Switching zero trust platforms (e.g., Zscaler to Microsoft Entra Suite) requires policy migration, re-integration with identity providers, user re-enrolment, and professional services. A mid-market switch from Zscaler to Entra typically costs $80K–$200K in migration work — roughly 25–40% of the new platform's first-year cost. Factor this heavily into initial vendor selection decisions.
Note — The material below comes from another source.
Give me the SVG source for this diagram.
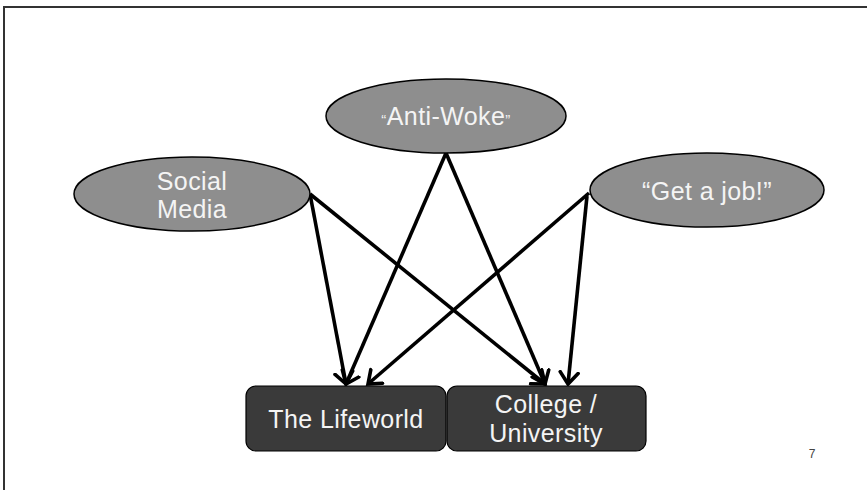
<svg xmlns="http://www.w3.org/2000/svg" width="867" height="490" viewBox="0 0 867 490">
<defs>
<style>
.oval{fill:#8e8e8e;stroke:#000;stroke-width:1.5}
.box{fill:#3a3a3a;stroke:#000;stroke-width:1.2}
.t{font-family:"Liberation Sans",Arial,sans-serif;fill:#f4f4f4;font-size:25px;text-anchor:middle;letter-spacing:0.4px}
.q{font-size:15px}
.edge{stroke:#000;stroke-width:3.6;fill:none;marker-end:url(#ah)}
</style>
<marker id="ah" viewBox="0 0 16 22" refX="13" refY="11" markerWidth="16" markerHeight="22" markerUnits="userSpaceOnUse" orient="auto">
<path d="M1.5,2 L13,11 L1.5,20" fill="none" stroke="#000" stroke-width="3.6" stroke-linecap="round" stroke-linejoin="miter"/>
</marker>
</defs>
<rect width="867" height="490" fill="#fff"/>
<rect x="4" y="7" width="900" height="600" fill="none" stroke="#333" stroke-width="2"/>
<g id="connectors">
<line class="edge" x1="310" y1="194" x2="346" y2="384"/>
<line class="edge" x1="310" y1="194" x2="545" y2="384"/>
<line class="edge" x1="446" y1="153" x2="346" y2="384"/>
<line class="edge" x1="446" y1="153" x2="545" y2="384"/>
<line class="edge" x1="589" y1="193" x2="368" y2="384"/>
<line class="edge" x1="587" y1="196" x2="568" y2="384"/>
</g>
<g id="anti-woke">
<ellipse class="oval" cx="446" cy="116" rx="120" ry="37"/>
<text class="t" x="446" y="125"><tspan class="q">“</tspan>Anti-Woke<tspan class="q">”</tspan></text>
</g>
<g id="social-media">
<ellipse class="oval" cx="192" cy="194" rx="118" ry="37"/>
<text class="t" x="192" y="190">Social</text>
<text class="t" x="192" y="218">Media</text>
</g>
<g id="get-a-job">
<ellipse class="oval" cx="707" cy="190" rx="117" ry="37"/>
<text class="t" x="707" y="200">“Get a job!”</text>
</g>
<g id="lifeworld">
<rect class="box" x="246" y="386" width="200" height="65" rx="10"/>
<text class="t" x="346" y="428">The Lifeworld</text>
</g>
<g id="college">
<rect class="box" x="447" y="386" width="199" height="65" rx="10"/>
<text class="t" x="546" y="413">College /</text>
<text class="t" x="546" y="442">University</text>
</g>
<text x="812" y="458" font-family="'Liberation Sans',Arial,sans-serif" font-size="12" fill="#444" text-anchor="middle">7</text>
</svg>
Hidden Cost Summary — by Org Size

Cost CategorySMB (100 users)Mid-market (500 users)Enterprise (2,000+)
Professional services$25K–$80K$100K–$300K$300K–$750K
Security architect (FTE)Part-time / MSP$130K–$180K/yr$260K–$540K/yr
Integration work$5K–$30K$30K–$100K$100K–$300K
Pilot and testing$5K–$20K$20K–$60K$50K–$150K
End-user training$15K–$40K$75K–$200K$300K–$800K
Policy documentation$5K–$15K$15K–$50K$50K–$150K
Ongoing tuning (annual)$10K–$25K$25K–$60K$75K–$200K

Hidden Costs FAQ

Why does zero trust cost so much more than the vendor quotes?
Vendor quotes cover licensing only. The real cost of zero trust includes: professional services to design and deploy the architecture (50–200 consultant days at $1,500–$6,000/day), integration work to connect new tools to your existing identity store, SIEM, and HR system, a security architect to manage the platform ongoing, end-user training because zero trust changes how every employee authenticates and accesses applications, and policy documentation required by compliance frameworks. Together these typically equal or exceed the licensing cost.
Do I need to hire a dedicated security architect?
For organisations under 100 users implementing basic zero trust (MFA + MDM + ZTNA via M365), a competent IT manager or MSP can handle ongoing management without a dedicated security architect hire. For mid-market organisations implementing CISA Level 2 maturity (ZTNA, CASB, CSPM), a part-time security architect (0.5 FTE) or a security-focused MSP is typically needed. For enterprise (1,000+ users) with advanced maturity targets, 1–2 dedicated FTEs is the realistic minimum.
How can I reduce professional services costs?
Three approaches: (1) Microsoft-first strategy — M365 E3/E5 + Entra Suite + Defender is designed to work together with minimal integration work. Reduces PS need by 40–60% vs best-of-breed. (2) MSP delivery — an experienced Microsoft or security MSP can deliver the same outcome as a Big 4 firm at $800–$1,500/day instead of $3,000–$6,000/day. (3) Phased vendor selection — avoid deploying multiple new vendors simultaneously. Adding 3 new tools at once multiplies integration complexity non-linearly.
What is the true cost of end-user training?
Training cost includes: time cost (productivity loss during training — typically 1–3 hours per employee), vendor-delivered training materials ($50–$200/employee for good phishing simulation and MFA adoption programs), and helpdesk surge during rollout (20–40% more tickets for 4–8 weeks post-deployment). For phishing-resistant MFA (FIDO2 security keys), add physical distribution and hands-on registration time (30–60 minutes per employee). For a 500-person organisation, budget $150,000–$400,000 in total training impact.
What does ongoing tuning actually involve?
Ongoing zero trust management includes: conditional access policy updates when new applications are onboarded or business requirements change, access reviews (typically quarterly) to identify and remove unnecessary permissions (NIST recommends this, many compliance frameworks require it), exception management (users and devices that cannot meet compliance policies need a documented exception process), alert triage from UEBA and identity protection (false positive tuning), and quarterly maturity assessments. For mid-market, this is 1–2 days of security analyst time per week.
How should I present total cost of ownership to the board?
Build a 3-year TCO model with four line items: (1) Year 1 licensing — from vendor quotes. (2) Year 1 implementation — professional services + integration + pilot. (3) Year 1 headcount — partial or full FTE depending on scale. (4) Year 2–3 annual run rate — licensing + ongoing management (15–20% of licensing). Present side-by-side with the 'cost of a breach' figures (IBM 2024: $4.45M average) to frame zero trust as risk-adjusted spend, not discretionary IT expenditure.